The sketch shows the door leaf without handle and look. At the modelled surface, nothing refers to the origin. Imagined without the suggested environment, the executed oeuvre could be simply a collage on a wooden panel. Though the partly readable newspaper clippings, perhaps indicate a story. With a closer look, one could identify words like “job”, “attrition”, “time”, which remind a little bit the provenance of the panel as a functional element. Nonetheless, the text fades away under the pasty applied colour, as the past disappears in the mist of time. Only the black triangle permits a clear outlook, but it ends in a dark nowhere. In the centre of the plane, as upper layer there is a figure by black pastel. It might be an asemic writing, indecipherable like the present sometimes is, without a broader perspective to history.
Born in Bologna, Italy, Betty currently works as visual artist and professor for fashion design in her hometown. After her painting studies at the Accademia di Belle Arti (Academy of Fine Arts) in Bologna, she moved to New York in the 1980s, where she lived for eight years. Here she investigated in various media starting from painting through photography to installations. She often included found objects in her works.
Despite all the new influences in a different environment, Betty continued with her project of doors she found, started already in Italy. In 1985, she had the exhibition “Apparenze/Appearances” at the “Studio Mascarella” in Bologna, where she presented ancient doors, with artistic supplements like paintings and collages. A few months later, in January 1986, new old doors were on view at the P.S. 122 Art Gallery, East Village, New York. Even afterwards, she continued with the subject. An example is the preparatory sketch “Door, NY, 1986” made in summer 1986. This oeuvre is our artwork of the month / March 2019.
In the first half of the 1990s, Betty participated in the Project Studio Space Program, offered by her first American exhibitor, the P.S. 122 Art Gallery. During this time, she presented her works in several personal and group exhibitions in New York and Los Angeles. Returning to her home country, she continued her artistic researches and placed her works regularly in artistic shows in Italy and abroad, mainly in Berlin, London, Rome and Bologna.
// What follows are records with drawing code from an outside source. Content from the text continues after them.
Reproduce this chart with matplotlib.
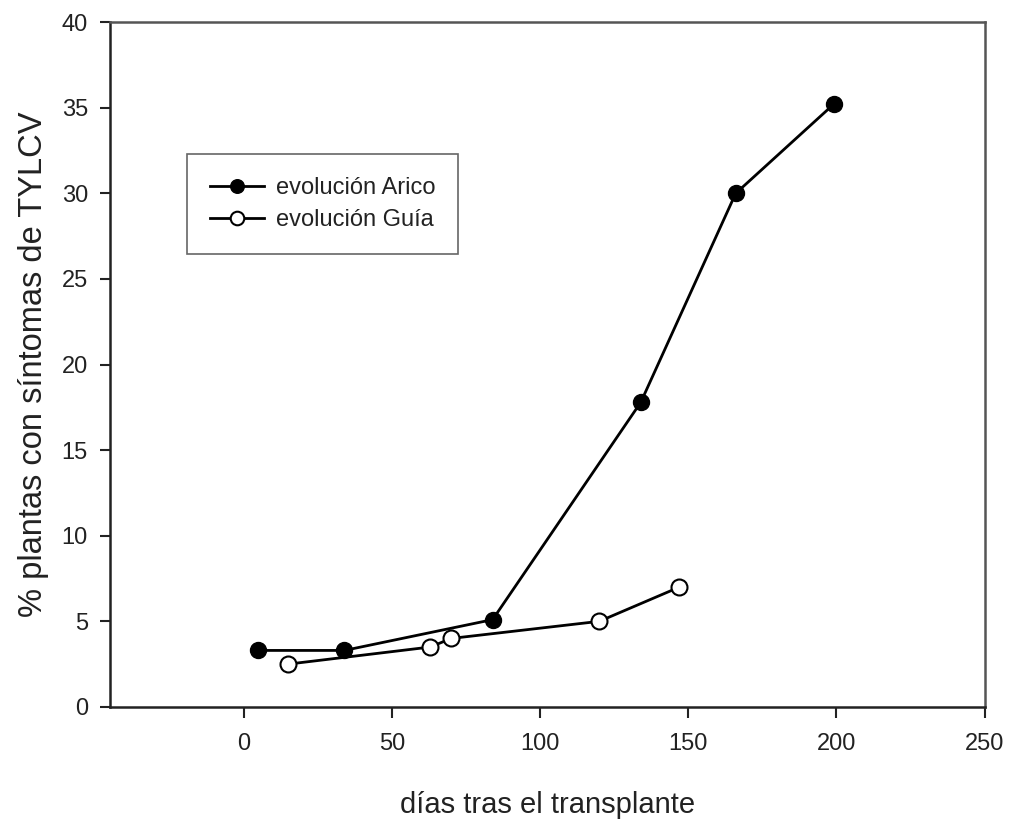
import matplotlib

matplotlib.use("Agg")
import matplotlib.pyplot as plt

plt.rcParams["font.family"] = ["Liberation Sans", "DejaVu Sans"]

# Datos
arico_dias = [5, 34, 84, 134, 166, 199]
arico_pct = [3.3, 3.3, 5.1, 17.8, 30.0, 35.2]
guia_dias = [15, 63, 70, 120, 147]
guia_pct = [2.5, 3.5, 4.0, 5.0, 7.0]

x_ticks = [0, 50, 100, 150, 200, 250]
y_ticks = [0, 5, 10, 15, 20, 25, 30, 35, 40]

figure, axis = plt.subplots(figsize=(10.11, 8.22), dpi=100)
figure.subplots_adjust(left=0.109, right=0.974, bottom=0.14, top=0.973)

axis.plot(arico_dias, arico_pct, color="black", linewidth=2.0, marker="o",
          markersize=11.5, markerfacecolor="black", markeredgecolor="black",
          label="evolución Arico")
axis.plot(guia_dias, guia_pct, color="black", linewidth=2.0, marker="o",
          markersize=11.5, markerfacecolor="white", markeredgecolor="black",
          markeredgewidth=1.5, label="evolución Guía")

axis.set_xlim(-45, 250)
axis.set_ylim(0, 40)
axis.set_xticks(x_ticks)
axis.set_yticks(y_ticks)
axis.tick_params(axis="both", labelsize=17, direction="out", width=1.5,
                 colors="#222222")
axis.tick_params(axis="x", length=8, pad=11)
axis.tick_params(axis="y", length=7, pad=9)

for side in ["left", "bottom"]:
    axis.spines[side].set_linewidth(1.8)
    axis.spines[side].set_color("#222222")
for side in ["top", "right"]:
    axis.spines[side].set_linewidth(1.8)
    axis.spines[side].set_color("#555555")

axis.set_xlabel("días tras el transplante", fontsize=21, labelpad=26,
                color="#222222")
axis.set_ylabel("% plantas con síntomas de TYLCV", fontsize=23.5,
                labelpad=9, color="#222222")

legend = axis.legend(loc="upper left", bbox_to_anchor=(0.088, 0.807),
                     fontsize=17, fancybox=False, framealpha=1,
                     edgecolor="#666666", handlelength=2.3, borderpad=0.95,
                     labelspacing=0.45, handletextpad=0.5, markerscale=0.85,
                     borderaxespad=0)
legend.get_frame().set_linewidth(1.2)
for text in legend.get_texts():
    text.set_color("#222222")

figure.savefig("out.png", dpi=100)
plt.close(figure)
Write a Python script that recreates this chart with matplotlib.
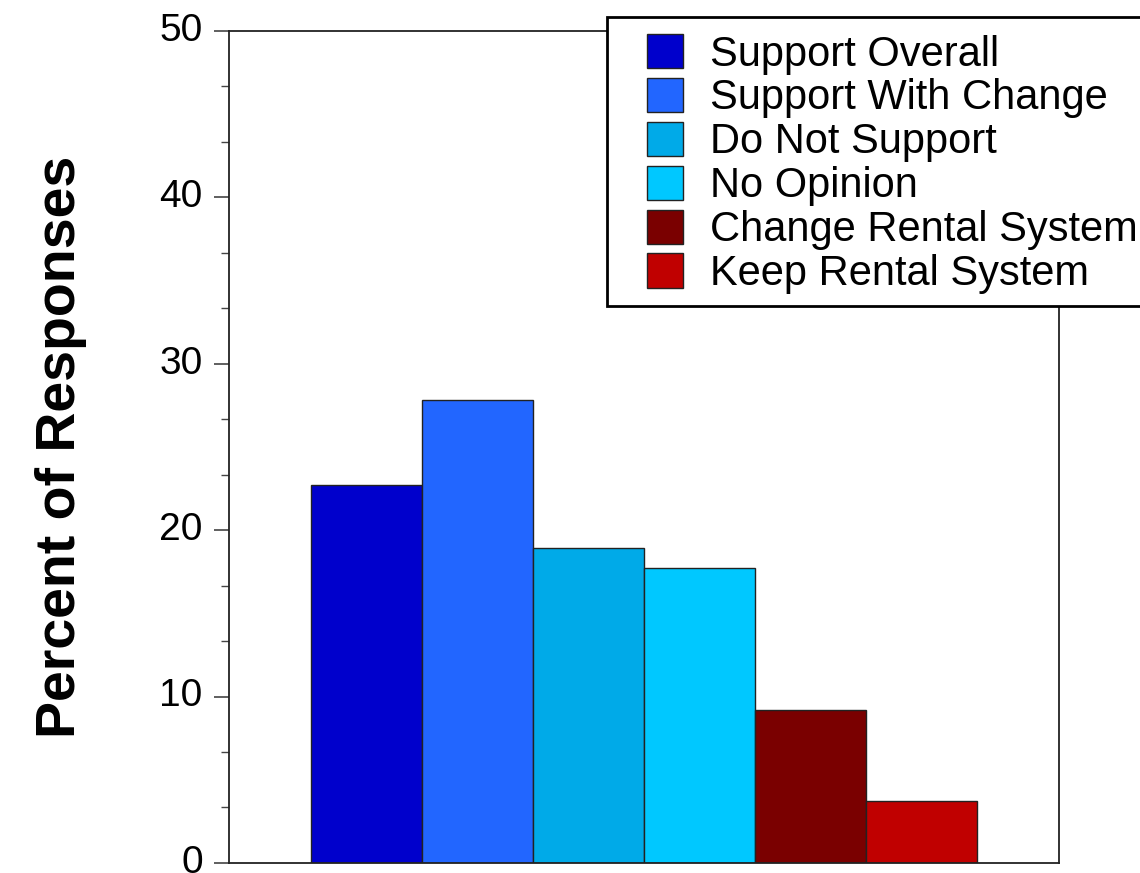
import matplotlib.pyplot as plt
import matplotlib.transforms as mtransforms
from matplotlib.patches import Rectangle
from matplotlib.ticker import MultipleLocator, AutoMinorLocator

plt.rcParams['font.family'] = ['Liberation Sans', 'DejaVu Sans']

labels = ["Support Overall", "Support With Change", "Do Not Support",
          "No Opinion", "Change Rental System", "Keep Rental System"]
percents = [22.7, 27.8, 18.9, 17.7, 9.2, 3.7]
colors = ['#0000cc', '#2266ff', '#00aae8', '#00c8ff', '#7a0000', '#c00000']

fig = plt.figure(figsize=(11.4, 8.73), dpi=100)
ax = fig.add_axes([0.2009, 0.0115, 0.728, 0.953])

for i, (lab, val, col) in enumerate(zip(labels, percents, colors)):
    ax.bar(i, val, width=1.0, color=col, edgecolor='#222222', linewidth=1.0, label=lab)

ax.set_xlim(-1.24, 6.24)
ax.set_ylim(0, 50)
ax.yaxis.set_major_locator(MultipleLocator(10))
ax.yaxis.set_minor_locator(AutoMinorLocator(3))
ax.set_xticks([])
ax.tick_params(axis='y', which='major', length=11, width=1.2, pad=8,
               labelsize=28, color='#444444')
ax.tick_params(axis='y', which='minor', length=6, width=1.0, color='#444444')
for s in ax.spines.values():
    s.set_linewidth(1.3)
    s.set_color('#222222')

# tick numbers sit a little above their ticks in the original
up = mtransforms.ScaledTranslation(0, 3 / 72, fig.dpi_scale_trans)
for t in ax.get_yticklabels():
    t.set_transform(t.get_transform() + up)

ax.set_ylabel("Percent of Responses", fontsize=40, fontweight='bold', labelpad=52)

# legend box runs off the right edge like the original
box = Rectangle((0.5325, 0.6495), 0.5, 0.331, transform=fig.transFigure,
                facecolor='white', edgecolor='black', linewidth=2, zorder=4)
fig.add_artist(box)

leg = fig.legend(loc='upper left', bbox_to_anchor=(0.5675, 0.961), fontsize=30,
                 frameon=False, handlelength=0.87, handleheight=0.89,
                 handletextpad=0.65, labelspacing=0.08, borderpad=0,
                 borderaxespad=0)
leg.set_zorder(5)

fig.savefig("out.png", dpi=100)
Starting in 2000, Betty approached digital photography and digital print. Here she focused on popular iconography and pop culture, with a special attention on childhood. In 2011, during a period of research in Berlin, the artist discovered the Spreepark, the former DDR Kulturpark (the only permanent amusement park of the GDR). Deserted after several initiatives of revitalization, at the time there were still some of the old structures, struggling against the decay and the re-conquest by the nature. During two artist residencies in 2014 and 2015 at the Berlin based “Institut für Alles Mögliche”, she could deepen her research on inconsistent aspects in urban spaces and her particular interest on abandoned spaces of entertainment like amusement parks. Here she completed her shoots of the Spreepark series, from which our Artwork of the Month / April 2016 is taken.
Since 2017, Betty works on her Transboundary-Project, at first glance a documentation about migratory movements of birds of passage. Nevertheless, it is also about human migration and visible and invisible borders. Varying installations of the project were displayed at the Büro für Bestimmte Dinge, Berlin (2017), at the Biennale Disegno di Rimini (2018) and at the Cobalto Lab (2019).